Trends / Outlook for Data Mesh
Key trends for the Data Mesh are as follows:
Semantic Layer – The semantic layer is a common, consistent representation of the data used for business intelligence used for reporting and analysis, as well as for analytics. The semantic layer is important, because it creates a common consistent way to define data in multidimensional form to ensure that queries made from and across multiple applications, including multiple business intelligence tools, can be done through one common definition, rather than having to create the data models and definitions within each tool, thus ensuring consistency and efficiency, including cost savings as well as the opportunity to improve query speed / performance.
Automation – Increase emphasis is being placed by vendors on ease of use and automation to increase ability to scale data governance management and monitoring. This includes offering “drag and drop” interfaces to execute data-related permissions and usage management.

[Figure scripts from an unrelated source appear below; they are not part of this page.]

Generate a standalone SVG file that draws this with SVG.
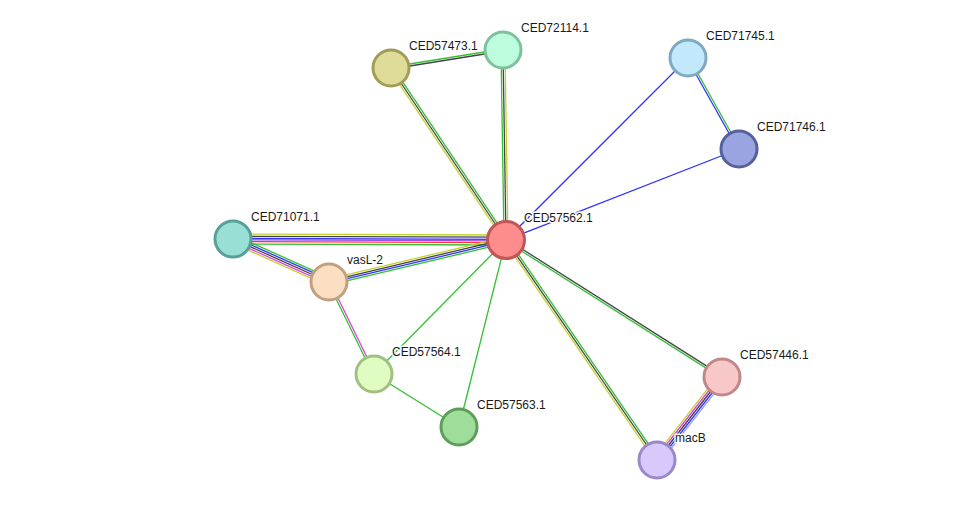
<svg xmlns="http://www.w3.org/2000/svg" width="976" height="505" viewBox="0 0 976 505">
<style>
.e line{stroke-width:1.3;fill:none}
.yg{stroke:#c2d230}.bk{stroke:#444}.bl{stroke:#3333ff}.gr{stroke:#33c033}.mg{stroke:#e040e0}.rd{stroke:#ff3333}.lb{stroke:#9999ff}
.n circle{stroke-width:3}
.n text{font-family:"Liberation Sans",Arial,sans-serif;font-size:12px;fill:#1a1a1a;stroke:#fff;stroke-width:3px;paint-order:stroke;stroke-linejoin:round}
</style>
<rect width="976" height="505" fill="#fff"/>
<g id="connectors" class="e">
<line class="yg" x1="233" y1="234" x2="506" y2="235"/>
<line class="bk" x1="233" y1="236.2" x2="506" y2="237.2"/>
<line class="bl" x1="233" y1="238.4" x2="506" y2="239.4"/>
<line class="mg" x1="233" y1="239.8" x2="506" y2="240.8" style="stroke:#a050e0"/>
<line class="rd" x1="233" y1="241.6" x2="506" y2="242.6"/>
<line class="gr" x1="233" y1="244" x2="506" y2="245"/>

<line class="yg" x1="505.31" y1="237.08" x2="328.31" y2="279.08"/>
<line class="bk" x1="505.77" y1="239.03" x2="328.77" y2="281.03"/>
<line class="bl" x1="506.23" y1="240.97" x2="329.23" y2="282.97"/>
<line class="gr" x1="506.69" y1="242.92" x2="329.69" y2="284.92"/>

<line class="gr" x1="234.64" y1="235.35" x2="330.64" y2="278.35"/>
<line class="bl" x1="233.82" y1="237.17" x2="329.82" y2="280.17"/>
<line class="bk" x1="233" y1="239" x2="329" y2="282"/>
<line class="mg" x1="232.18" y1="240.83" x2="328.18" y2="283.83"/>
<line class="yg" x1="231.36" y1="242.65" x2="327.36" y2="285.65"/>

<line class="mg" x1="329.9" y1="281.56" x2="374.9" y2="373.56"/>
<line class="gr" x1="328.1" y1="282.44" x2="373.1" y2="374.44"/>

<line class="gr" x1="506" y1="240" x2="374" y2="374"/>
<line class="gr" x1="374" y1="374" x2="459" y2="427"/>
<line class="gr" x1="506" y1="240" x2="459" y2="427"/>

<line class="gr" x1="504" y1="240" x2="501" y2="50"/>
<line class="bk" x1="506" y1="240" x2="503" y2="50"/>
<line class="yg" x1="508" y1="240" x2="505" y2="50"/>

<line class="yg" x1="504.34" y1="241.11" x2="389.34" y2="69.11"/>
<line class="bk" x1="506" y1="240" x2="391" y2="68"/>
<line class="gr" x1="507.66" y1="238.89" x2="392.66" y2="66.89"/>

<line class="gr" x1="390.84" y1="67.01" x2="502.84" y2="49.01"/>
<line class="bk" x1="391.16" y1="68.99" x2="503.16" y2="50.99"/>

<line class="bl" x1="506" y1="240" x2="688" y2="58"/>
<line class="bl" x1="506" y1="240" x2="739" y2="149"/>

<line class="gr" x1="688.87" y1="57.51" x2="739.87" y2="148.51"/>
<line class="bl" x1="687.13" y1="58.49" x2="738.13" y2="149.49"/>

<line class="bk" x1="506.54" y1="239.16" x2="722.54" y2="376.16"/>
<line class="gr" x1="505.46" y1="240.84" x2="721.46" y2="377.84"/>

<line class="yg" x1="504.35" y1="241.13" x2="655.35" y2="461.13"/>
<line class="bk" x1="506" y1="240" x2="657" y2="460"/>
<line class="gr" x1="507.65" y1="238.87" x2="658.65" y2="458.87"/>

<line class="yg" x1="718.85" y1="374.53" x2="653.85" y2="457.53"/>
<line class="mg" x1="720.43" y1="375.77" x2="655.43" y2="458.77"/>
<line class="bk" x1="722" y1="377" x2="657" y2="460"/>
<line class="bl" x1="723.57" y1="378.23" x2="658.57" y2="461.23"/>
<line class="lb" x1="725.15" y1="379.47" x2="660.15" y2="462.47"/>
</g>

<g id="CED57562.1" class="n"><circle cx="506" cy="240" r="18.5" fill="#fd8d8d" stroke="#c05656"/><text x="524" y="222">CED57562.1</text></g>
<g id="CED72114.1" class="n"><circle cx="503" cy="50" r="18" fill="#bdfcdc" stroke="#80c09e"/><text x="521" y="32">CED72114.1</text></g>
<g id="CED57473.1" class="n"><circle cx="391" cy="68" r="18" fill="#dfdc9a" stroke="#a09e55"/><text x="409" y="50">CED57473.1</text></g>
<g id="CED71745.1" class="n"><circle cx="688" cy="58" r="18" fill="#c2e8fc" stroke="#80a8c0"/><text x="706" y="40">CED71745.1</text></g>
<g id="CED71746.1" class="n"><circle cx="739" cy="149" r="18" fill="#9aa4e0" stroke="#56609c"/><text x="757" y="131">CED71746.1</text></g>
<g id="CED71071.1" class="n"><circle cx="233" cy="239" r="18" fill="#9adfd6" stroke="#55a098"/><text x="251" y="221">CED71071.1</text></g>
<g id="vasL-2" class="n"><circle cx="329" cy="282" r="18" fill="#fcdfc2" stroke="#c0a080"/><text x="347" y="264">vasL-2</text></g>
<g id="CED57564.1" class="n"><circle cx="374" cy="374" r="18" fill="#e0fcc2" stroke="#a0c080"/><text x="392" y="356">CED57564.1</text></g>
<g id="CED57563.1" class="n"><circle cx="459" cy="427" r="18" fill="#9ede9a" stroke="#5e9e5a"/><text x="477" y="409">CED57563.1</text></g>
<g id="CED57446.1" class="n"><circle cx="722" cy="377" r="18" fill="#f8c8c8" stroke="#c08888"/><text x="740" y="359">CED57446.1</text></g>
<g id="macB" class="n"><circle cx="657" cy="460" r="18" fill="#d8c8fc" stroke="#9a88c8"/><text x="675" y="442">macB</text></g>
</svg>
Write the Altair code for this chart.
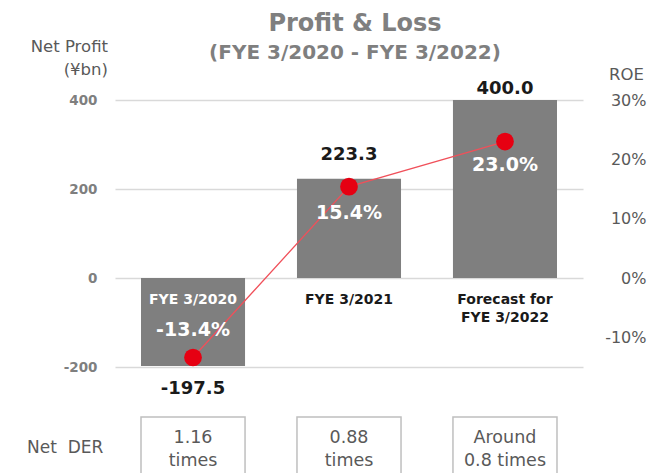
import altair as alt
import pandas as pd

# ---- data ----
categories = ["FYE 3/2020", "FYE 3/2021", "Forecast for\nFYE 3/2022"]
net_profit = [-197.5, 223.3, 400.0]
profit_labels = ["-197.5", "223.3", "400.0"]
roe = [-13.4, 15.4, 23.0]
roe_labels = ["-13.4%", "15.4%", "23.0%"]
net_der = ["1.16\ntimes", "0.88\ntimes", "Around\n0.8 times"]
profit_ticks = [-200, 0, 200, 400]
roe_ticks = [-10, 0, 10, 20, 30]

df = pd.DataFrame({
    "cat": categories,
    "profit": net_profit,
    "plabel": profit_labels,
    "roe": roe,
    "rlabel": roe_labels,
    "der": net_der,
})

# ---- styles ----
FONT = "DejaVu Sans"
GRAY = "#7f7f7f"
DGRAY = "#595959"
BLACK = "#1a1a1a"
value_dy = [23, -24, -11]
roe_dy = [-28, 26, 23]

x = alt.X("cat:N", axis=None,
          scale=alt.Scale(domain=categories, paddingInner=0.333, paddingOuter=0.1667))
yp_scale = alt.Scale(domain=[-200, 400], nice=False)
yr_scale = alt.Scale(domain=[-15, 30], nice=False, zero=False)

base = alt.Chart(df)

bars = base.mark_bar(color=GRAY).encode(
    x=x,
    y=alt.Y("profit:Q", scale=yp_scale,
            axis=alt.Axis(values=profit_ticks, grid=True, gridColor="#d9d9d9", gridWidth=1.5,
                          domain=False, ticks=False, tickSize=0, labelPadding=18,
                          labelExpr="'' + datum.value",
                          labelFont=FONT, labelFontSize=13.5, labelFontWeight="bold",
                          labelColor=GRAY, title=None)),
)

cat_text = base.mark_text(font=FONT, fontSize=14, fontWeight="bold", baseline="top",
                          dy=15, lineBreak="\n", lineHeight=18).encode(
    x=x,
    y=alt.YDatum(0, scale=yp_scale, axis=None),
    text="cat:N",
    color=alt.condition(alt.FieldEqualPredicate(field="cat", equal=categories[0]),
                        alt.value("white"), alt.value(BLACK)),
)

value_layers = []
for cat, dy in zip(categories, value_dy):
    value_layers.append(
        base.transform_filter(alt.FieldOneOfPredicate(field="cat", oneOf=[cat]))
        .mark_text(font=FONT, fontSize=18, fontWeight="bold", color=BLACK,
                   baseline="middle", dy=dy)
        .encode(x=x, y=alt.Y("profit:Q", scale=yp_scale, axis=None), text="plabel:N")
    )

line = base.mark_line(color="#f0505a", strokeWidth=1.3).encode(
    x=x,
    y=alt.Y("roe:Q", scale=yr_scale,
            axis=alt.Axis(orient="right", values=roe_ticks, labelExpr="datum.value + '%'",
                          grid=False, domain=False, ticks=False, tickSize=0,
                          labelAlign="right", labelPadding=63,
                          labelFont=FONT, labelFontSize=16, labelColor=DGRAY, title=None)),
)

points = base.mark_circle(size=314, color="#e60012", opacity=1).encode(
    x=x, y=alt.Y("roe:Q", scale=yr_scale, axis=None)
)

roe_layers = []
for cat, dy in zip(categories, roe_dy):
    roe_layers.append(
        base.transform_filter(alt.FieldOneOfPredicate(field="cat", oneOf=[cat]))
        .mark_text(font=FONT, fontSize=19, fontWeight="bold", color="white",
                   baseline="middle", dy=dy)
        .encode(x=x, y=alt.Y("roe:Q", scale=yr_scale, axis=None), text="rlabel:N")
    )

boxes = base.mark_bar(fill="white", stroke="#bfbfbf", strokeWidth=1.5).encode(
    x=x, y=alt.value(317), y2=alt.value(400)
)

box_text = base.mark_text(font=FONT, fontSize=17.5, color=DGRAY, baseline="middle",
                          lineBreak="\n", lineHeight=22.5).encode(
    x=x, y=alt.value(338), text="der:N"
)


def note(text, px, py, size, weight="normal", color=DGRAY, align="center"):
    return alt.Chart(pd.DataFrame({"t": [text]})).mark_text(
        font=FONT, fontSize=size, fontWeight=weight, color=color, align=align,
        baseline="middle"
    ).encode(x=alt.value(px), y=alt.value(py), text="t:N")


notes = [
    note("Profit & Loss", 240, -76, 24, "bold", GRAY),
    note("(FYE 3/2020 - FYE 3/2022)", 240, -47, 20, "bold", GRAY),
    note("Net Profit", -7, -53, 16.5, align="right"),
    note("(¥bn)", -7, -30, 16.5, align="right"),
    note("ROE", 529, -25, 16.5, align="right"),
    note("Net\u00a0 DER", -88, 348, 17, align="left"),
]

chart = alt.layer(
    bars, cat_text, *value_layers, line, points, *roe_layers, boxes, box_text, *notes
).resolve_scale(y="independent").properties(
    width=468, height=267,
    background="white",
    autosize=alt.AutoSizeParams(type="none"),
    padding={"left": 115, "top": 100, "right": 74, "bottom": 106},
).configure_view(strokeWidth=0, stroke="transparent")

chart.save("out.html", embed_options={"renderer": "svg", "actions": False})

Observability – Recently, a host of new vendors are offering services referred to as “data observability”. Data observability is the practice of monitoring the data to understand how it is changing and being consumed. This trend, often called “dataops” closely mirrors the trend in software development called “devops” to track how applications are performing and being used to understand, anticipate and address performance gaps and improve areas proactively vs reactively.
AtScale and Data Mesh
AtScale’s semantic layer improves data mesh implementation by enabling faster insights creation via self-service data modeling for AI and BI, including performance via automated query optimization. The Semantic Layer enables development of a unified business-driven data model that defines what data can be used, including supporting specific queries that generate data for visualization. This enables ease of tracking and auditing, and ensures that all aspects of how data are defined, queried and rendered across multiple dimensions, entities, attributes and metrics, including the source data and queries made to develop output for reporting, analysis and analytics are known and tracked.